Airports now mirror their cities, offering hospitality, retail, and entertainment - Schiphol Airport being a clear example of this. It's a social space fostering connections and belonging.

Founded on our expertise in developing airport and interface destinations, we’ve identified three key principles grounded in user-centricity to create end-to-end experiences that make sense.

Understanding the traveller

How much time does the passenger have to spend on experiences? Something so simple yet fundamental that’s often overlooked. Diving into traveller profiles and behaviours allows us to create realistic user journeys with a greater chance of being noticed and engaged. Do they always rush through the same section? Are they typically holding bags at this exit? What’s their emotional state at this stage of the experience? Would the ‘brand activation’ be more annoying than enjoyable?

Creating personas based on research and evidence gives us the best insights into creating genuinely memorable experiences for all users, whether landside (meaning airport spaces everyone can access) or airside (airport spaces exclusive to ticketed passengers and employees).


The best airport experiences in the world - Changi Airport, Seoul Incheon, and Dubai Airport, to name a few - have one thing in common - they are staples of the city they are based in. They feel like you landed in the city from the moment you step off the plane - they’ve channelled the essence and spirit of the towns into the airport itself.

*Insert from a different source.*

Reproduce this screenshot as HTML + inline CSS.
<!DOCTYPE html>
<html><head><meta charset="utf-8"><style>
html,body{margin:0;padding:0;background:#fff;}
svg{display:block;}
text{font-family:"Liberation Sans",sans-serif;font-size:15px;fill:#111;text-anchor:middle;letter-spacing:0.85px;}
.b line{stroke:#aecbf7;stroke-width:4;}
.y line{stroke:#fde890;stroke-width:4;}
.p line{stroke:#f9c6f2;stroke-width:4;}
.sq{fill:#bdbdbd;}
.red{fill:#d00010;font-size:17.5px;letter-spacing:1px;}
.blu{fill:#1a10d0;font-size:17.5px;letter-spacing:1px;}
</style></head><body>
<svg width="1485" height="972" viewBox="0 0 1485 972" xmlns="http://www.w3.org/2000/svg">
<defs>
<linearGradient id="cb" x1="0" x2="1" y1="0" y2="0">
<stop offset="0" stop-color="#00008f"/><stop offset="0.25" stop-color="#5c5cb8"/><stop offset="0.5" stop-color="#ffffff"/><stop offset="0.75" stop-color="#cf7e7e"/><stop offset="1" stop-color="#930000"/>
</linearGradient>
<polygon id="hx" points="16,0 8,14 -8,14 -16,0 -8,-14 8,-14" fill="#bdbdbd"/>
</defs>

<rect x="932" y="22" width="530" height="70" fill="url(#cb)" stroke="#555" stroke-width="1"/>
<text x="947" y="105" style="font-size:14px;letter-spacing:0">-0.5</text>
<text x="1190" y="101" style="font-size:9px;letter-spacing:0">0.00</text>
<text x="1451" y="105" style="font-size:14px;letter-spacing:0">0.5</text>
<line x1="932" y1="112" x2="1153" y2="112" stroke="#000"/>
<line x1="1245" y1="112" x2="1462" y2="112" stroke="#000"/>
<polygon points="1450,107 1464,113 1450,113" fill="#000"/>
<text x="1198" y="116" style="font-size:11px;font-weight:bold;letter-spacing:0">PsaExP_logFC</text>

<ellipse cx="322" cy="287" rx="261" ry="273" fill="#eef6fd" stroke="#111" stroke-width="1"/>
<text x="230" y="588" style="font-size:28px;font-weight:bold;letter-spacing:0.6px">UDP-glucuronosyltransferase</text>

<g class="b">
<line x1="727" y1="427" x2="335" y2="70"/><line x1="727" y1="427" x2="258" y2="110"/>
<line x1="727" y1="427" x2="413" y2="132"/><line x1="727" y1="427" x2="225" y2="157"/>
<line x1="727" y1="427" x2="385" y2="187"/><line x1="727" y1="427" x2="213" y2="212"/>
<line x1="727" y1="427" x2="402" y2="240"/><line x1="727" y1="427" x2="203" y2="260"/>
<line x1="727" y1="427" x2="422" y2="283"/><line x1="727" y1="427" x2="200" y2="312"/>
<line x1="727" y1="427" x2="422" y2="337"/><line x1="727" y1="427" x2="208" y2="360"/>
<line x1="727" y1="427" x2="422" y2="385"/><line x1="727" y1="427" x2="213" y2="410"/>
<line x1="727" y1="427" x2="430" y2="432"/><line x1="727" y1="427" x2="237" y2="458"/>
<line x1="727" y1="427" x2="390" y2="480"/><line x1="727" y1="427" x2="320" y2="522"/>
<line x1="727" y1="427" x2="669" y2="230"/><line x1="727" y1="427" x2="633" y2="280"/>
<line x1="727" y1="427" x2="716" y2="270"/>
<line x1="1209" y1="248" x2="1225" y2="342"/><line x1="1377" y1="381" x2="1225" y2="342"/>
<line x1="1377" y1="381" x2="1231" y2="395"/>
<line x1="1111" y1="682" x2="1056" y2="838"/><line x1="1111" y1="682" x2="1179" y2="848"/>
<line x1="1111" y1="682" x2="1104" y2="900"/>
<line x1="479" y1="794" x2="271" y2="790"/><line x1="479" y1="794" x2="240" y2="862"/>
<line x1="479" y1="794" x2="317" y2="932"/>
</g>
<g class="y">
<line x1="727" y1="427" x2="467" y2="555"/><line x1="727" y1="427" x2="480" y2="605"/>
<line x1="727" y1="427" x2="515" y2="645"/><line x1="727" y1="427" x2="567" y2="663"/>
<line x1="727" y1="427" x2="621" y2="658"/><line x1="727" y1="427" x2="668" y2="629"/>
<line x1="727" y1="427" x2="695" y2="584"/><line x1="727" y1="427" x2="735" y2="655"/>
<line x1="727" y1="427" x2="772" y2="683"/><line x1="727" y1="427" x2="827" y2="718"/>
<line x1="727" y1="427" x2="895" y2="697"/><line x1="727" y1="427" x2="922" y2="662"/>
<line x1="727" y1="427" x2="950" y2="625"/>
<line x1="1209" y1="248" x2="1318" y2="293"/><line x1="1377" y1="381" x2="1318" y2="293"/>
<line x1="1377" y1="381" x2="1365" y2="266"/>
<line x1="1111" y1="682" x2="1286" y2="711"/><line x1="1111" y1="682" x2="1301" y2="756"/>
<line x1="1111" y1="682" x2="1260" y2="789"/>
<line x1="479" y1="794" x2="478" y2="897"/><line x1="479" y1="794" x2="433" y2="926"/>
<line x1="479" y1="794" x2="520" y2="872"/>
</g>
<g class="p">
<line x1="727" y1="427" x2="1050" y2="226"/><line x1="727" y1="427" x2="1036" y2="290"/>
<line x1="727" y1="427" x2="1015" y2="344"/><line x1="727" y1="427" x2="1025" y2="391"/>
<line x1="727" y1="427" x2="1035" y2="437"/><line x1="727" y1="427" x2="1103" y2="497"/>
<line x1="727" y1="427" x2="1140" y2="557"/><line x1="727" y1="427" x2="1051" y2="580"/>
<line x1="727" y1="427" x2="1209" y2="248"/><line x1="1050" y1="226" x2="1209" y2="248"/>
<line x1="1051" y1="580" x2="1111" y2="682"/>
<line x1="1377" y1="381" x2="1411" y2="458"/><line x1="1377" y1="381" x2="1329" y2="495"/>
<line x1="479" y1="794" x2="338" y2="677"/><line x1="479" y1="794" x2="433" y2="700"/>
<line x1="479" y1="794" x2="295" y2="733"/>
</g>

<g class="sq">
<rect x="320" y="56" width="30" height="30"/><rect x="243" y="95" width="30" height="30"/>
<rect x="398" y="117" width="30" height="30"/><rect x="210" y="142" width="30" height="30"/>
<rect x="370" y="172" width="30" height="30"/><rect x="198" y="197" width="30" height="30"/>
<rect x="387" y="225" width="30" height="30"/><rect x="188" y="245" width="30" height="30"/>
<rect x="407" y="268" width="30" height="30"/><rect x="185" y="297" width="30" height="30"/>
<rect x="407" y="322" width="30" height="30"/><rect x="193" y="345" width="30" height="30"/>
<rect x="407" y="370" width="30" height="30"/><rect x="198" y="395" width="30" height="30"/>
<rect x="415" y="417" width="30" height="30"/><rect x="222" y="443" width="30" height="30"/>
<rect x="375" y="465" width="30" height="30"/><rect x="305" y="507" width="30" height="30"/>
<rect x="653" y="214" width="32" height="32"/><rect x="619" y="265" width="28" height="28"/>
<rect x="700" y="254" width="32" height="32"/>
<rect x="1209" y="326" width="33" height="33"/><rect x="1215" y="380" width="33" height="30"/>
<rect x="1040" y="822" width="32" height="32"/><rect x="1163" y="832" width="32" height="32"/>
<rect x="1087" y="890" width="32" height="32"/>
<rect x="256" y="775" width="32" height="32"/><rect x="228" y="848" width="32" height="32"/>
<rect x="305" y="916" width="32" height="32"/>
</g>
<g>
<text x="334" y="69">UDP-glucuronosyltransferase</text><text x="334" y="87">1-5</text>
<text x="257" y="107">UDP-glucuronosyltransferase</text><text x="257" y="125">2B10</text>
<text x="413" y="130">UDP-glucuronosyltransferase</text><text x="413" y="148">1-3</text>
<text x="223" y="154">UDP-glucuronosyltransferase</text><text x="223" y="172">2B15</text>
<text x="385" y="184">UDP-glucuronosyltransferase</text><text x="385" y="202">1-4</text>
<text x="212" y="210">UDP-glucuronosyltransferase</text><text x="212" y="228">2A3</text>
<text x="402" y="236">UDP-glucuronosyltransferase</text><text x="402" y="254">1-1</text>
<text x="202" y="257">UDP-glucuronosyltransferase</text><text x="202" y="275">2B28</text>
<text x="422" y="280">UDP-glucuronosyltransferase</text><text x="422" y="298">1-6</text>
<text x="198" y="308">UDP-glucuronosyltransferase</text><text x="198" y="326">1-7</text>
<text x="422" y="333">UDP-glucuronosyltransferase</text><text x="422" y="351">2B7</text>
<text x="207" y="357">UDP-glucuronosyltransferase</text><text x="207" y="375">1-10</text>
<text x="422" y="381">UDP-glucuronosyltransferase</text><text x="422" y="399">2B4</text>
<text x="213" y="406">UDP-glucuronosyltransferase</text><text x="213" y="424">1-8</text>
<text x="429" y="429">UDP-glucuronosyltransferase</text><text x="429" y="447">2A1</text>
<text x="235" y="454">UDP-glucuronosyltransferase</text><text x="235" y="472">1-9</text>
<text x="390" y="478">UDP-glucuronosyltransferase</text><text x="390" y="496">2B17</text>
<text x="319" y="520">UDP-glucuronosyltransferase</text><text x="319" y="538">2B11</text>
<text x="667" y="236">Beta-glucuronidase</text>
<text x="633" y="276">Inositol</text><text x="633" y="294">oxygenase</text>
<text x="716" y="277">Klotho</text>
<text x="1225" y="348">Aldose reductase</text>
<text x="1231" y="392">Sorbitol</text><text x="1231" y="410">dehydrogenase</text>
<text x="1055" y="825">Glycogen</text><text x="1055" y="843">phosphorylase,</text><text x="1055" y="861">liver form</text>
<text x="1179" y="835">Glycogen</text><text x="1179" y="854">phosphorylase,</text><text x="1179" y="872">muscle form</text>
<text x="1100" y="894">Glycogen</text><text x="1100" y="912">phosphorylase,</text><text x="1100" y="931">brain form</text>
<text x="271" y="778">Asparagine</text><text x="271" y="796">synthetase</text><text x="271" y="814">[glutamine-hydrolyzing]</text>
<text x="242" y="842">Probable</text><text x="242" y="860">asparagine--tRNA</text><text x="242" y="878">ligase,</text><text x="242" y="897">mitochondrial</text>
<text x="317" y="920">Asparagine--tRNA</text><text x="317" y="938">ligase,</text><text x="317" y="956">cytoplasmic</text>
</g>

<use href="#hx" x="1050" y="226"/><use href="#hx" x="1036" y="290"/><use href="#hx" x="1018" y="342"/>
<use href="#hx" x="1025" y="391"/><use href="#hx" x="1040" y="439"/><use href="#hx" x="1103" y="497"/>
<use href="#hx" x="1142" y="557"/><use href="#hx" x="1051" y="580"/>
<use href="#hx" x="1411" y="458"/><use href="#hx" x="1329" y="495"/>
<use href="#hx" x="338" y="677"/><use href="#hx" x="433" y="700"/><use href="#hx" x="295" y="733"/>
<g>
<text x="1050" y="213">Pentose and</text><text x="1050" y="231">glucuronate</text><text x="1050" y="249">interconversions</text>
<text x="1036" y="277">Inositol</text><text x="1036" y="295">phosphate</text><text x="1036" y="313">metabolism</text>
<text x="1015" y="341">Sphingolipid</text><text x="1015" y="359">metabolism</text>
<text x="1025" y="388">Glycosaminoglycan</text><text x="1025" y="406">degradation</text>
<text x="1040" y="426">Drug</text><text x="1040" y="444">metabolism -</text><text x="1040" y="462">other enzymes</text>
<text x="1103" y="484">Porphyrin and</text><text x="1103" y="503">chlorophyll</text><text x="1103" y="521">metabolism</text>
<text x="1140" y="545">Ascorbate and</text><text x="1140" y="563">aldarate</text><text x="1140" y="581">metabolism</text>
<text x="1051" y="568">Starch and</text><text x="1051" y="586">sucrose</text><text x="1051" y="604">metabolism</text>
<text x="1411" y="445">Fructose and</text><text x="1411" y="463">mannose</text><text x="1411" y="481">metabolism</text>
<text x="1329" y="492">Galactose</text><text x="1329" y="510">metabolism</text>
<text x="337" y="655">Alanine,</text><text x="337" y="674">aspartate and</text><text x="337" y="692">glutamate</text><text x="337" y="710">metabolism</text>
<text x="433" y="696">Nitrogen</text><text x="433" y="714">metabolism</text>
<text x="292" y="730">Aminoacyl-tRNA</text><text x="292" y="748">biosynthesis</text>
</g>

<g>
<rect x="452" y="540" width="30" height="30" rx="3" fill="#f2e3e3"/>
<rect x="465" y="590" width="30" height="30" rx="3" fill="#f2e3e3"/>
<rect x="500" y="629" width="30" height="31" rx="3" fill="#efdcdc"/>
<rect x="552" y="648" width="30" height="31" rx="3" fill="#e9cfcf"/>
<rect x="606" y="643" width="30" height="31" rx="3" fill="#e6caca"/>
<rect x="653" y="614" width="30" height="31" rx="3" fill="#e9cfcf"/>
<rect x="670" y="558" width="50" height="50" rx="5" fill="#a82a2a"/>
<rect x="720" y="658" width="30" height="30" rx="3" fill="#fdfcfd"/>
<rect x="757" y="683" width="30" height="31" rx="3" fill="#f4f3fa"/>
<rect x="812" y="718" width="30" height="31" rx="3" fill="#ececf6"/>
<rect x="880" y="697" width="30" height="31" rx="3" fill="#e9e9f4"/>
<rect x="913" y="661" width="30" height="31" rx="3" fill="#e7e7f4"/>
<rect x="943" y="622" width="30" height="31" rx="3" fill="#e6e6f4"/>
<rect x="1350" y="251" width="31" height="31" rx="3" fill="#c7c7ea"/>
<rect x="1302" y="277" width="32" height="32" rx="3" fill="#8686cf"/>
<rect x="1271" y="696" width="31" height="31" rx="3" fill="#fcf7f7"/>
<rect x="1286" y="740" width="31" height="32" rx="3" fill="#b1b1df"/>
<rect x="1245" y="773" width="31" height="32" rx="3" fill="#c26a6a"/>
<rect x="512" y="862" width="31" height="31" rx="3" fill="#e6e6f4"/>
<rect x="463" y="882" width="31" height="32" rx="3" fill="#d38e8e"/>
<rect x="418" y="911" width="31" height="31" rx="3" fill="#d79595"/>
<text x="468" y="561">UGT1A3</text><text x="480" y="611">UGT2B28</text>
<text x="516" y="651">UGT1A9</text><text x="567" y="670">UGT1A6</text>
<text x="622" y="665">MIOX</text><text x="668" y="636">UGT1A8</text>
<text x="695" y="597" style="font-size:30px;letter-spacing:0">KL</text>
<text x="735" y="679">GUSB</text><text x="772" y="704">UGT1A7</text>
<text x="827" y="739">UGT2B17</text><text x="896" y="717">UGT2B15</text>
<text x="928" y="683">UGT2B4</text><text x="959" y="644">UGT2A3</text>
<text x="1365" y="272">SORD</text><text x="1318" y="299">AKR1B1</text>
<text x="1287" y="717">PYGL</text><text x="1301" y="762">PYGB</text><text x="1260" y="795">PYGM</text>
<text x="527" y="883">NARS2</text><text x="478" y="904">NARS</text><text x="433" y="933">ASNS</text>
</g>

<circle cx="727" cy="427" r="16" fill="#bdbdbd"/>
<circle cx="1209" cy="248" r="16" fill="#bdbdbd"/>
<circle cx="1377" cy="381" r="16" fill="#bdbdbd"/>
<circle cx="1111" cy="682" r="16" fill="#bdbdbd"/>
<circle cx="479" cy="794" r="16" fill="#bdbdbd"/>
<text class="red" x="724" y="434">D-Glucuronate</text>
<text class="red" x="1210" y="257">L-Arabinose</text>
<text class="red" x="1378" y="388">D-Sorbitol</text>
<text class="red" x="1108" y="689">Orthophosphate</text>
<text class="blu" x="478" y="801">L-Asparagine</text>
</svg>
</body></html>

Moreover, the best airports consider themselves more than ‘just an airport’. This relatively novel term, ‘airport city,’ elevates the purpose of the travel facility into something more—into a place that users go to even when they don’t need to travel. It’s a gathering hub and cultural spot beyond the usual passenger needs.

For residents, their airport should be a symbol of pride and innovation, of reinvented tradition, and a snapshot of the best the city has to offer. For travellers - the airport should be easy, seamless and simple to navigate, but also a taste of what’s to come - a preview of the location they just landed in.

Seamless technology integration

Lastly, one of the most useful components is the use of cutting-edge technology, which is used to make the journey easier and more comfortable for the passenger. Logic is that the less concerned a passenger is with logistics, the more interested they’ll be in brand experiences and activations.

These are some of the technological advancements that are becoming commonplace in airport projects globally - ushering in a new age of passenger and cultural experiences, and solidly positioning airports as destinations, instead of logistical transit locations.

At Imagination, we’ve worked with some of the most prominent master planners and developers globally to help bring to life the most ambitious visions for future airports - both in live projects and through competitions at various design stages - and are keen to keep pushing for better, more connected and meaningful experiences, regardless of destination.